The United States has reinstated all its sanctions lifted under a 2015 nuclear deal on Iran but experts say the measures will only have a modest effect on the Iranian economy and will instead end in humiliation for the US.
The measures, described by Washington as "the toughest sanctions ever," were reimposed on Monday after President Donald Trump controversially decided in May to abandon the nuclear deal with Tehran.
They are the second tranche of sanctions - with the first batch already imposed in August - which aim to significantly cut Iran's oil exports.
Secretary of State Mike Pompeo on Sunday vowed to push Iran's oil sales to zero even as the US earlier gave temporary exemptions to eight countries to continue buying oil.
Speaking on CBS’ “Face the Nation,” Pompeo said the sanctions are designed to “alter" Iran's behavior, especially its support for resistance groups like Hezbollah in Lebanon.
Regime change
Trump’s hawkish national security adviser John Bolton has said the aim of the sanctions is to install a new government friendly to the US.
He spelled out US plans to the terrorist MKO organization at a Paris conference last year, although he later backtracked, saying government change was “not American policy.”

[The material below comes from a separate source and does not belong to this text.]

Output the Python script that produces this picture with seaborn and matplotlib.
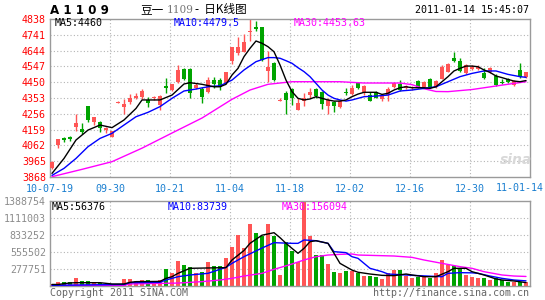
import numpy as np
import pandas as pd
import matplotlib
matplotlib.use("Agg")
import matplotlib.pyplot as plt
import seaborn as sns

# ---------------- data ----------------
date_labels = ["10-07-19", "09-30", "10-21", "11-04", "11-18", "12-02", "12-16", "12-30", "11-01-14"]
price_ticks = [4838, 4741, 4644, 4547, 4450, 4353, 4256, 4159, 4062, 3965, 3868]
vol_ticks = [1388754, 1111003, 833252, 555502, 277751]

opens = [3925, 4064, 4106, 4113, 4177, 4165, 4304, 4203, 4203, 4154,
         4115, 4324, 4300, 4330, 4355, 4361, 4341, 4353, 4310, 4427,
         4402, 4453, 4531, 4529, 4416, 4408, 4388, 4463, 4463, 4447,
         4580, 4627, 4637, 4758, 4791, 4791, 4519, 4566, 4334, 4382,
         4408, 4279, 4334, 4371, 4408, 4388, 4306, 4326, 4300, 4390,
         4375, 4443, 4388, 4371, 4388, 4347, 4371, 4422, 4437, 4412,
         4412, 4457, 4422, 4470, 4422, 4470, 4515, 4601, 4580, 4504,
         4531, 4531, 4508, 4510, 4488, 4451, 4470, 4433, 4525, 4480]
closes = [3962, 4099, 4097, 4103, 4201, 4142, 4218, 4234, 4167, 4171,
          4148, 4328, 4316, 4353, 4365, 4396, 4320, 4357, 4365, 4412,
          4439, 4525, 4470, 4386, 4433, 4361, 4463, 4437, 4422, 4510,
          4664, 4668, 4699, 4762, 4775, 4586, 4545, 4463, 4338, 4341,
          4355, 4320, 4351, 4388, 4367, 4314, 4341, 4306, 4334, 4386,
          4416, 4416, 4429, 4336, 4355, 4371, 4408, 4443, 4402, 4427,
          4422, 4416, 4453, 4422, 4457, 4545, 4560, 4582, 4519, 4556,
          4545, 4545, 4474, 4539, 4433, 4443, 4453, 4457, 4484, 4510]
highs = [3968, 4104, 4116, 4121, 4253, 4197, 4304, 4238, 4211, 4175,
         4150, 4332, 4347, 4377, 4386, 4408, 4361, 4367, 4371, 4474,
         4439, 4556, 4535, 4535, 4443, 4420, 4479, 4479, 4474, 4514,
         4664, 4725, 4746, 4838, 4826, 4791, 4641, 4576, 4351, 4396,
         4416, 4351, 4382, 4416, 4416, 4396, 4351, 4334, 4341, 4416,
         4432, 4449, 4433, 4392, 4396, 4375, 4420, 4453, 4461, 4433,
         4428, 4461, 4457, 4474, 4463, 4555, 4566, 4637, 4597, 4560,
         4555, 4555, 4535, 4545, 4498, 4470, 4478, 4463, 4566, 4514]
lows = [3915, 4046, 4081, 4089, 4150, 4130, 4203, 4187, 4146, 4136,
        4112, 4322, 4253, 4314, 4345, 4347, 4300, 4343, 4279, 4386,
        4396, 4443, 4464, 4355, 4408, 4324, 4386, 4416, 4400, 4443,
        4562, 4617, 4633, 4703, 4766, 4582, 4453, 4459, 4334, 4255,
        4310, 4279, 4306, 4355, 4351, 4285, 4255, 4269, 4294, 4371,
        4371, 4408, 4371, 4334, 4351, 4334, 4334, 4416, 4396, 4408,
        4402, 4412, 4416, 4416, 4416, 4468, 4510, 4576, 4515, 4498,
        4525, 4525, 4470, 4504, 4427, 4437, 4443, 4429, 4478, 4474]
volumes = [33, 71, 65, 65, 125, 82, 82, 54, 44, 30,
           40, 22, 114, 114, 87, 98, 98, 87, 98, 278,
           218, 414, 343, 316, 207, 223, 398, 327, 327, 463,
           643, 833, 615, 1013, 871, 817, 1013, 817, 180, 724,
           572, 398, 1388, 817, 506, 506, 359, 234, 218, 245,
           245, 207, 169, 169, 152, 120, 218, 261, 261, 169,
           125, 152, 152, 125, 218, 425, 343, 327, 272, 180,
           142, 125, 136, 90, 130, 90, 62, 72, 62, 62]  # thousands

ma5_idx = [0, 2, 4, 6, 8, 10, 12, 14, 15, 16, 18, 20, 22, 23, 25, 27, 28, 29, 30, 31, 32, 33, 34, 35, 36, 37, 38, 39,
           40, 41, 42, 43, 44, 45, 46, 47, 48, 49, 50, 51, 52, 53, 54, 55, 56, 57, 58, 59, 60, 61, 62, 63, 64, 65,
           66, 67, 68, 69, 70, 71, 72, 73, 74, 75, 76, 77, 78, 79]
ma5_val = [3890, 3982, 4095, 4156, 4187, 4171, 4218, 4289, 4341, 4341, 4341, 4371, 4439, 4447, 4437, 4422, 4422,
           4437, 4494, 4535, 4607, 4658, 4703, 4689, 4668, 4637, 4556, 4463,
           4392, 4351, 4341, 4347, 4361, 4351, 4341, 4334, 4334, 4341, 4361, 4377, 4388, 4388, 4388, 4375, 4382,
           4402, 4416, 4422, 4416, 4416, 4416, 4412, 4422, 4453,
           4484, 4519, 4535, 4549, 4549, 4545, 4525, 4510, 4488, 4478, 4467, 4457, 4453, 4460]
ma10_idx = [0, 2, 4, 6, 8, 10, 12, 14, 16, 18, 20, 22, 24, 26, 28, 30, 32, 34, 36, 37, 38, 39, 40, 41, 42, 43, 44,
            45, 46, 47, 48, 49, 50, 52, 54, 56, 58, 60, 62, 64, 66, 68, 70, 72, 74, 76, 78, 79]
ma10_val = [3878, 3921, 3982, 4054, 4105, 4136, 4187, 4238, 4265, 4300, 4351, 4396, 4408, 4422, 4428, 4463, 4525,
            4576, 4601, 4601, 4597, 4582, 4566, 4539, 4515, 4484, 4443,
            4402, 4371, 4351, 4341, 4334, 4341, 4361, 4365, 4371, 4396, 4402, 4412, 4422, 4453, 4484, 4504, 4519,
            4519, 4498, 4484, 4480]
ma30_idx = [0, 5, 10, 15, 20, 25, 30, 33, 36, 40, 48, 52, 58, 60, 62, 64, 66, 70, 75, 79]
ma30_val = [3870, 3915, 3962, 4045, 4138, 4230, 4345, 4402, 4437, 4453, 4453, 4445, 4445, 4435, 4410, 4393, 4392,
            4405, 4432, 4453]

vma5_idx = [0, 1, 3, 4, 8, 10, 12, 13, 14, 18, 19, 20, 21, 23, 29, 30, 32, 33, 35, 37, 38, 39, 40, 41, 42, 43, 44,
            46, 47, 48, 50, 51, 53, 55, 57, 59, 60, 62, 64, 66, 67, 69, 70, 72, 74, 75, 77, 79]
vma5_val = [25, 25, 50, 54, 54, 33, 33, 60, 71, 75, 125, 152, 207, 289, 300, 425, 580, 697, 830, 871, 790, 697,
            615, 534, 615, 724, 740, 697, 534, 370, 260, 225, 196, 174, 169, 196, 180, 152, 152, 234, 289, 289,
            234, 180, 115, 98, 82, 56]
vma10_idx = [0, 12, 13, 18, 19, 21, 23, 26, 29, 30, 32, 35, 37, 40, 41, 42, 44, 46, 47, 49, 50, 51, 53, 55, 56,
             60, 65, 66, 68, 70, 71, 73, 75, 77, 79]
vma10_val = [11, 25, 54, 60, 98, 152, 180, 207, 305, 370, 479, 620, 708, 697, 697, 752, 740, 697, 561, 545, 479,
             452, 289, 234, 196, 174, 152, 207, 218, 215, 207, 163, 125, 98, 84]
vma30_idx = [0, 12, 13, 21, 25, 28, 30, 32, 35, 37, 40, 42, 44, 46, 48, 50, 51, 57, 60, 62, 65, 68, 70, 72, 75,
             77, 79]
vma30_val = [11, 11, 33, 48, 71, 98, 125, 163, 207, 272, 359, 425, 479, 506, 517, 523, 506, 490, 468, 425, 370,
             316, 289, 234, 180, 163, 156]

# ---------------- style ----------------
sns.set_style("white")
plt.rcParams['font.family'] = ['DejaVu Sans Mono', 'Noto Sans CJK SC']

RED = '#ff5555'
GREEN = '#00a400'
GRID = '#b4b4b4'
FRAME = '#9a9a9a'
W, H = 545, 300

fig = plt.figure(figsize=(5.45, 3.0), dpi=100)
fig.patch.set_facecolor('white')


def fx(px):
    return px / W


def fy(py):
    return 1 - py / H


ax = fig.add_axes([fx(50), fy(177), fx(480), (177 - 19) / H])
axv = fig.add_axes([fx(50), fy(286), fx(480), (286 - 201) / H])

n = len(opens)
xs = np.arange(n)
df = pd.DataFrame({'x': xs, 'open': opens, 'close': closes, 'high': highs, 'low': lows,
                   'vol': np.array(volumes) * 1000})
df['up'] = df['close'] >= df['open']
df['color'] = np.where(df['up'], RED, GREEN)

xmin, xmax = -1 / 3, n - 1 / 3
grid_x = [xmin + 10 * k for k in range(1, 8)]

for a in (ax, axv):
    a.set_xlim(xmin, xmax)
    for s in a.spines.values():
        s.set_color(FRAME)
        s.set_linewidth(1.0)
    for gx in grid_x:
        a.axvline(gx, color=GRID, lw=0.8, ls=(0, (1, 2)), zorder=0)

# main panel
ax.set_ylim(3868, 4838)
for p in price_ticks[1:-1]:
    ax.axhline(p, color=GRID, lw=0.8, ls=(0, (1, 2)), zorder=0)

ax.vlines(df['x'], df['low'], df['high'], colors=df['color'], lw=1.0, zorder=2)
body_bottom = np.minimum(df['open'], df['close'])
body_h = np.maximum(np.abs(df['close'] - df['open']), 5)
ax.bar(df['x'], body_h, bottom=body_bottom, width=0.72, color=df['color'], linewidth=0, zorder=3)

sns.lineplot(x=ma30_idx, y=ma30_val, ax=ax, color='#ff00ff', lw=1.0, estimator=None, sort=False, zorder=4)
sns.lineplot(x=ma10_idx, y=ma10_val, ax=ax, color='#0000ff', lw=1.0, estimator=None, sort=False, zorder=5)
sns.lineplot(x=ma5_idx, y=ma5_val, ax=ax, color='#000000', lw=1.0, estimator=None, sort=False, zorder=6)

ax.set_yticks(price_ticks)
ax.set_yticklabels([str(p) for p in price_ticks], color='#ff0000', fontsize=7.2)
ax.set_xticks([xmin] + grid_x)
ax.set_xticklabels(date_labels[:8], color='#1a7fd0', fontsize=7.2)
ax.tick_params(axis='y', length=0, pad=3)
ax.tick_params(axis='x', length=0, pad=5)
ax.set_xlabel('')
ax.set_ylabel('')

# volume panel
axv.set_ylim(0, 1388754)
for v in vol_ticks[1:]:
    axv.axhline(v, color=GRID, lw=0.8, ls=(0, (1, 2)), zorder=0)
axv.bar(df['x'], df['vol'], width=0.8, color=df['color'], linewidth=0, zorder=2)
sns.lineplot(x=vma30_idx, y=np.array(vma30_val) * 1000, ax=axv, color='#ff00ff', lw=1.0,
             estimator=None, sort=False, zorder=4)
sns.lineplot(x=vma10_idx, y=np.array(vma10_val) * 1000, ax=axv, color='#0000ff', lw=1.0,
             estimator=None, sort=False, zorder=5)
sns.lineplot(x=vma5_idx, y=np.array(vma5_val) * 1000, ax=axv, color='#000000', lw=1.0,
             estimator=None, sort=False, zorder=6)
axv.set_yticks(vol_ticks)
axv.set_yticklabels([str(v) for v in vol_ticks], color='#8c8c8c', fontsize=7.2)
axv.set_xticks([])
axv.tick_params(axis='both', length=0, pad=3)
axv.set_xlabel('')
axv.set_ylabel('')

# last date label at right edge
fig.text(fx(544), fy(188), date_labels[8], ha='right', va='center', color='#1a7fd0', fontsize=7.2)

# header texts
fig.text(fx(50), fy(10), 'A 1 1 0 9', ha='left', va='center', fontsize=8.6, fontweight='bold',
         family=['DejaVu Sans'], color='black')
fig.text(fx(140), fy(10), '豆一', ha='left', va='center', fontsize=8.4,
         family=['Noto Sans CJK SC'], color='black')
fig.text(fx(167), fy(10), '1109', ha='left', va='center', fontsize=7.6,
         family=['DejaVu Serif'], color='#777777')
fig.text(fx(195), fy(10), '-  日K线图', ha='left', va='center', fontsize=8.4,
         family=['Noto Sans CJK SC', 'DejaVu Sans'], color='black')
fig.text(fx(529), fy(10), '2011-01-14 15:45:07', ha='right', va='center', fontsize=7.2, color='black')

# MA legends
fig.text(fx(55), fy(23.5), 'MA5:4460', ha='left', va='center', fontsize=7.2, color='black')
fig.text(fx(174), fy(23.5), 'MA10:4479.5', ha='left', va='center', fontsize=7.2, color='#0000ff')
fig.text(fx(294), fy(23.5), 'MA30:4453.63', ha='left', va='center', fontsize=7.2, color='#ff00ff')
fig.text(fx(52), fy(207), 'MA5:56376', ha='left', va='center', fontsize=7.2, color='black')
fig.text(fx(168), fy(207), 'MA10:83739', ha='left', va='center', fontsize=7.2, color='#0000ff')
fig.text(fx(282), fy(207), 'MA30:156094', ha='left', va='center', fontsize=7.2, color='#ff00ff')

# footer
fig.text(fx(50), fy(293), 'Copyright 2011 SINA.COM', ha='left', va='center', fontsize=7.2, color='#666666')
fig.text(fx(529), fy(293), 'http://finance.sina.com.cn', ha='right', va='center', fontsize=7.2,
         color='#666666')

# watermark
fig.text(fx(516), fy(160), 'sina', ha='center', va='center', fontsize=10, fontweight='bold',
         style='italic', family=['DejaVu Sans'], color='#d8d8d8', zorder=0)

fig.savefig('out.png', dpi=100, facecolor='white')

Kenneth Katzman, a senior Iran analyst at Congressional Research Service which conducts research for the US Congress, however confirmed that the logic behind the sanctions is an "outright regime change."
"The ultimate goal is that Iran's economy will be collapsed so severely that Iran's political structure collapses," the Middle East Eye news portal quoted him as saying.
"The minimum goal of the sanctions is to diminish the Iranian economy so that Iran can't develop strategic weapons or buy expensive conventional weapons or have the same level of economic output," Katzman said.
Iran to weather sanctions or even score 'big win'
Experts and analysts, however, say the US government is delusional in its plans because the sanctions will neither alter Iran's role in the Middle East, nor weaken the country.
"Iran has been sanctioned for more than 40 years. It is not something new," said Hossein Mousavian, a former Iranian diplomat and Middle East policy specialist at Princeton University.
"Iran is the most experienced country in the world at handling sanctions. I don't believe any other country in this region has the experience, capacity or scale to resist against sanctions," he told the Middle East Eye.
Moreover, the sanctions would do nothing to deter Iran's conventional weapons industry.
"The Iran-Iraq war in the 1980s pushed Iran to go for self-sufficiency on the production of conventional weapons. Today, Iran is the most powerful country in the region for producing conventional arms – from tanks to airplanes to jet fighters, missiles, everything," Mousavian said.
According to the analyst, Iranian officials are keen to turn the sanctions into an opportunity and a "big win" through weaning the country's economy off oil.
"It is a very important objective of Iran's political security to manage an economy minus oil," he said.
Iranian officials have characterized the sanctions as an economic war. The US also wants to build up a military and strategic coalition around a regional network of Arab states, potentially including Israel.
Humiliation, isolation for US
Acclaimed British journalist Peter Oborne believes the strategy is doomed to failure, and will likely end in humiliation for the US.
"In the medium term, it will backfire; the US and its allies will lose influence, while Iran will gain confidence and power," he wrote on the website of the Middle East Eye.
"In the worst case scenario, it will result in a war whose consequences will be incalculable," he added.
The holes in Trump's strategy were outlined in an article in the New York Times earlier this week, pointing out that China and India will continue to buy Iranian oil in addition to Turkey and Russia.
Even close US allies, including France and Germany, as well as Britain, have expressed their intention to continue trade with Iran without the use of the dollar.
"All of this means that the Trump administration has made an epic miscalculation," Oborne wrote.
"Trump thinks that he can take the international community with him as he embarks on his economic war against Iran. He can’t - and this spells mortal danger for the US," he added.
According to the journalist, Trump is playing for very high stakes and "if he loses, much of the global power of the US will collapse."
Successive US presidents have used the reserve currency status of the US dollar as a weapon to isolate the country’s enemies and to enforce its will.
"If Trump fails in his economic war against Iran - and I believe he will - it will signal to the world that the dollar can no longer be used as a foreign policy weapon," Oborne said.